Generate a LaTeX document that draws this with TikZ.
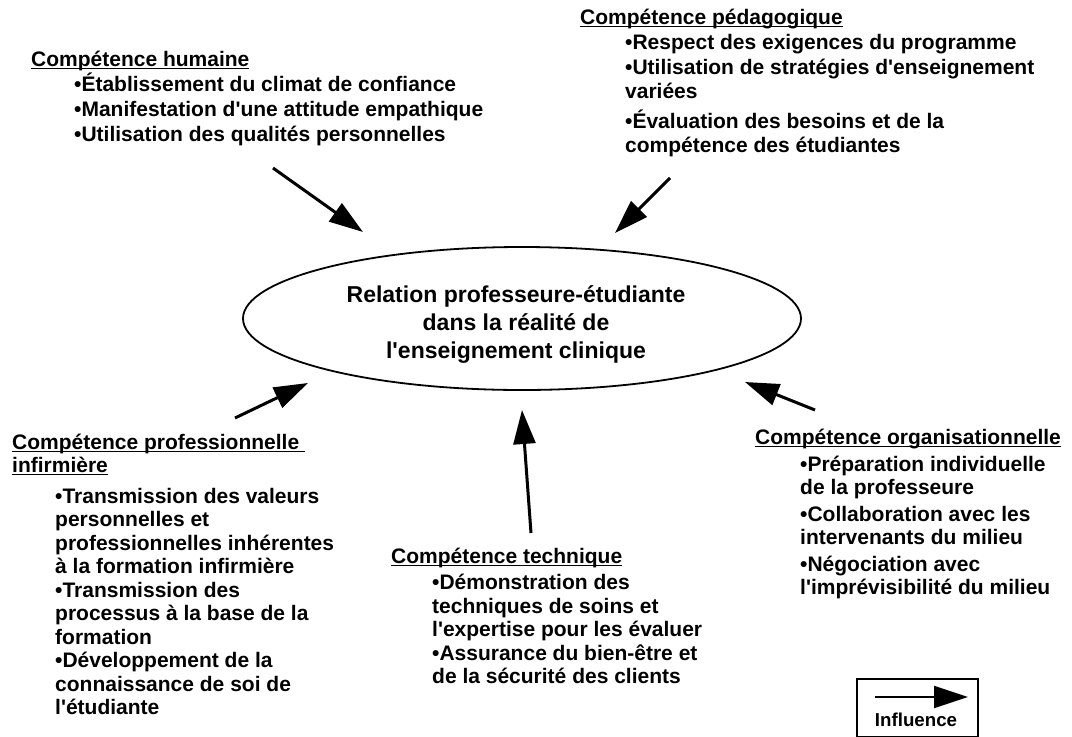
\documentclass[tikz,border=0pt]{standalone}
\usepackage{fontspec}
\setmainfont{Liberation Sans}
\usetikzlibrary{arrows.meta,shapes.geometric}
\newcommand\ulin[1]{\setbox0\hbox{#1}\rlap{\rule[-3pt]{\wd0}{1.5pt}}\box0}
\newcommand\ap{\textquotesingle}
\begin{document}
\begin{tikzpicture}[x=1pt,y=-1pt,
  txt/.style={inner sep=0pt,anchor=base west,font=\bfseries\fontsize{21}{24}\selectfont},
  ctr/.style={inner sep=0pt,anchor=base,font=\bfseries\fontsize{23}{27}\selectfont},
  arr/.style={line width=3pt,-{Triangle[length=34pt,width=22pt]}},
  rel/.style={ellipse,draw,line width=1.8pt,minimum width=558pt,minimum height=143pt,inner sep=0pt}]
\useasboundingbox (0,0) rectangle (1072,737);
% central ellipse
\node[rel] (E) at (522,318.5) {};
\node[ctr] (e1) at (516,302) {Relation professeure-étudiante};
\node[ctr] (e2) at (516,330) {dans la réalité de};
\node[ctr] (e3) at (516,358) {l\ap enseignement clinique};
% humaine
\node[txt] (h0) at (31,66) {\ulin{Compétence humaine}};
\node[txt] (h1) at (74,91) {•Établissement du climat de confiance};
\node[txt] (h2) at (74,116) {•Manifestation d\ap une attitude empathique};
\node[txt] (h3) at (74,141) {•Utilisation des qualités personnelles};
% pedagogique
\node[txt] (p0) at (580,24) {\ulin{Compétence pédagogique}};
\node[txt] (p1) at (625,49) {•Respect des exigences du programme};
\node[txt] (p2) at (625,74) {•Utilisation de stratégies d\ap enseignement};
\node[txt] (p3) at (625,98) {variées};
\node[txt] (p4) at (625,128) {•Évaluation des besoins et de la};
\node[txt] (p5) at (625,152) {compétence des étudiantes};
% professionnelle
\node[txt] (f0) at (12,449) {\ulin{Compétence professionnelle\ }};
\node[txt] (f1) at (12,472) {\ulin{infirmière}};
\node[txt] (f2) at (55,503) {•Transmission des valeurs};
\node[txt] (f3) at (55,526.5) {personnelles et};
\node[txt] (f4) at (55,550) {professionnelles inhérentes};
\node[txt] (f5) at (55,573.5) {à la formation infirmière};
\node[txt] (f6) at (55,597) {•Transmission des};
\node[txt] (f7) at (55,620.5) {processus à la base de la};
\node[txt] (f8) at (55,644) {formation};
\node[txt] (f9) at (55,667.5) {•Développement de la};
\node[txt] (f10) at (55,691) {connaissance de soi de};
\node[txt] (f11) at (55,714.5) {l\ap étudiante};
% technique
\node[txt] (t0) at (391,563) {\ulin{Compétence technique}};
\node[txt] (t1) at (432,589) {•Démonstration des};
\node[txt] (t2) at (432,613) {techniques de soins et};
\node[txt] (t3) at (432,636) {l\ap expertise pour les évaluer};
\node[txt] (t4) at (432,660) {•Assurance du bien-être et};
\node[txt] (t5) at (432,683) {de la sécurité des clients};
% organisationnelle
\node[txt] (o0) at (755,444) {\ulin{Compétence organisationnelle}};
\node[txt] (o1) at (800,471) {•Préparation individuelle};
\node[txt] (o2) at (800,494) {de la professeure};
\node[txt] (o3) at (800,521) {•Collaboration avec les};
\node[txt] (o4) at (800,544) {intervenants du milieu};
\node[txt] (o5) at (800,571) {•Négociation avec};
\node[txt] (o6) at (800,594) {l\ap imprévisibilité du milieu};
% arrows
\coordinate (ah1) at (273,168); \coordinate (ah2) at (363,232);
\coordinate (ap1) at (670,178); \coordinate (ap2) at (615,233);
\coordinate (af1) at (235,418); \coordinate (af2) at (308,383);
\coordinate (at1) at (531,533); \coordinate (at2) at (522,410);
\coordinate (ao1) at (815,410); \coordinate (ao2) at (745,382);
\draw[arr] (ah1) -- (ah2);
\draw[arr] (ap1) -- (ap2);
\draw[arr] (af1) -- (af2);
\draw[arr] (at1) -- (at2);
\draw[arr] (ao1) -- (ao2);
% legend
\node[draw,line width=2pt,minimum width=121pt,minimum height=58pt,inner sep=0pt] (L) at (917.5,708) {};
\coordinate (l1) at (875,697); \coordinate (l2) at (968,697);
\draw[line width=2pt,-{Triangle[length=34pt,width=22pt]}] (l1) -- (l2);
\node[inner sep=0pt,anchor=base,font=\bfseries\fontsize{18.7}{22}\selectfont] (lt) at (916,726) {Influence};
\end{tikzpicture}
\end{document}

● **Exercise requirements**: Reproduce the material word for word. Any pictures should be left out of the copy.

● **Task output**:
Generate a LaTeX document that draws this with TikZ.
\documentclass[tikz,border=0pt]{standalone}
\usepackage{fontspec}
\setmainfont{Liberation Sans}
\usetikzlibrary{arrows.meta,shapes.geometric}
\newcommand\ulin[1]{\setbox0\hbox{#1}\rlap{\rule[-3pt]{\wd0}{1.5pt}}\box0}
\newcommand\ap{\textquotesingle}
\begin{document}
\begin{tikzpicture}[x=1pt,y=-1pt,
  txt/.style={inner sep=0pt,anchor=base west,font=\bfseries\fontsize{21}{24}\selectfont},
  ctr/.style={inner sep=0pt,anchor=base,font=\bfseries\fontsize{23}{27}\selectfont},
  arr/.style={line width=3pt,-{Triangle[length=34pt,width=22pt]}},
  rel/.style={ellipse,draw,line width=1.8pt,minimum width=558pt,minimum height=143pt,inner sep=0pt}]
\useasboundingbox (0,0) rectangle (1072,737);
% central ellipse
\node[rel] (E) at (522,318.5) {};
\node[ctr] (e1) at (516,302) {Relation professeure-étudiante};
\node[ctr] (e2) at (516,330) {dans la réalité de};
\node[ctr] (e3) at (516,358) {l\ap enseignement clinique};
% humaine
\node[txt] (h0) at (31,66) {\ulin{Compétence humaine}};
\node[txt] (h1) at (74,91) {•Établissement du climat de confiance};
\node[txt] (h2) at (74,116) {•Manifestation d\ap une attitude empathique};
\node[txt] (h3) at (74,141) {•Utilisation des qualités personnelles};
% pedagogique
\node[txt] (p0) at (580,24) {\ulin{Compétence pédagogique}};
\node[txt] (p1) at (625,49) {•Respect des exigences du programme};
\node[txt] (p2) at (625,74) {•Utilisation de stratégies d\ap enseignement};
\node[txt] (p3) at (625,98) {variées};
\node[txt] (p4) at (625,128) {•Évaluation des besoins et de la};
\node[txt] (p5) at (625,152) {compétence des étudiantes};
% professionnelle
\node[txt] (f0) at (12,449) {\ulin{Compétence professionnelle\ }};
\node[txt] (f1) at (12,472) {\ulin{infirmière}};
\node[txt] (f2) at (55,503) {•Transmission des valeurs};
\node[txt] (f3) at (55,526.5) {personnelles et};
\node[txt] (f4) at (55,550) {professionnelles inhérentes};
\node[txt] (f5) at (55,573.5) {à la formation infirmière};
\node[txt] (f6) at (55,597) {•Transmission des};
\node[txt] (f7) at (55,620.5) {processus à la base de la};
\node[txt] (f8) at (55,644) {formation};
\node[txt] (f9) at (55,667.5) {•Développement de la};
\node[txt] (f10) at (55,691) {connaissance de soi de};
\node[txt] (f11) at (55,714.5) {l\ap étudiante};
% technique
\node[txt] (t0) at (391,563) {\ulin{Compétence technique}};
\node[txt] (t1) at (432,589) {•Démonstration des};
\node[txt] (t2) at (432,613) {techniques de soins et};
\node[txt] (t3) at (432,636) {l\ap expertise pour les évaluer};
\node[txt] (t4) at (432,660) {•Assurance du bien-être et};
\node[txt] (t5) at (432,683) {de la sécurité des clients};
% organisationnelle
\node[txt] (o0) at (755,444) {\ulin{Compétence organisationnelle}};
\node[txt] (o1) at (800,471) {•Préparation individuelle};
\node[txt] (o2) at (800,494) {de la professeure};
\node[txt] (o3) at (800,521) {•Collaboration avec les};
\node[txt] (o4) at (800,544) {intervenants du milieu};
\node[txt] (o5) at (800,571) {•Négociation avec};
\node[txt] (o6) at (800,594) {l\ap imprévisibilité du milieu};
% arrows
\coordinate (ah1) at (273,168); \coordinate (ah2) at (363,232);
\coordinate (ap1) at (670,178); \coordinate (ap2) at (615,233);
\coordinate (af1) at (235,418); \coordinate (af2) at (308,383);
\coordinate (at1) at (531,533); \coordinate (at2) at (522,410);
\coordinate (ao1) at (815,410); \coordinate (ao2) at (745,382);
\draw[arr] (ah1) -- (ah2);
\draw[arr] (ap1) -- (ap2);
\draw[arr] (af1) -- (af2);
\draw[arr] (at1) -- (at2);
\draw[arr] (ao1) -- (ao2);
% legend
\node[draw,line width=2pt,minimum width=121pt,minimum height=58pt,inner sep=0pt] (L) at (917.5,708) {};
\coordinate (l1) at (875,697); \coordinate (l2) at (968,697);
\draw[line width=2pt,-{Triangle[length=34pt,width=22pt]}] (l1) -- (l2);
\node[inner sep=0pt,anchor=base,font=\bfseries\fontsize{18.7}{22}\selectfont] (lt) at (916,726) {Influence};
\end{tikzpicture}
\end{document}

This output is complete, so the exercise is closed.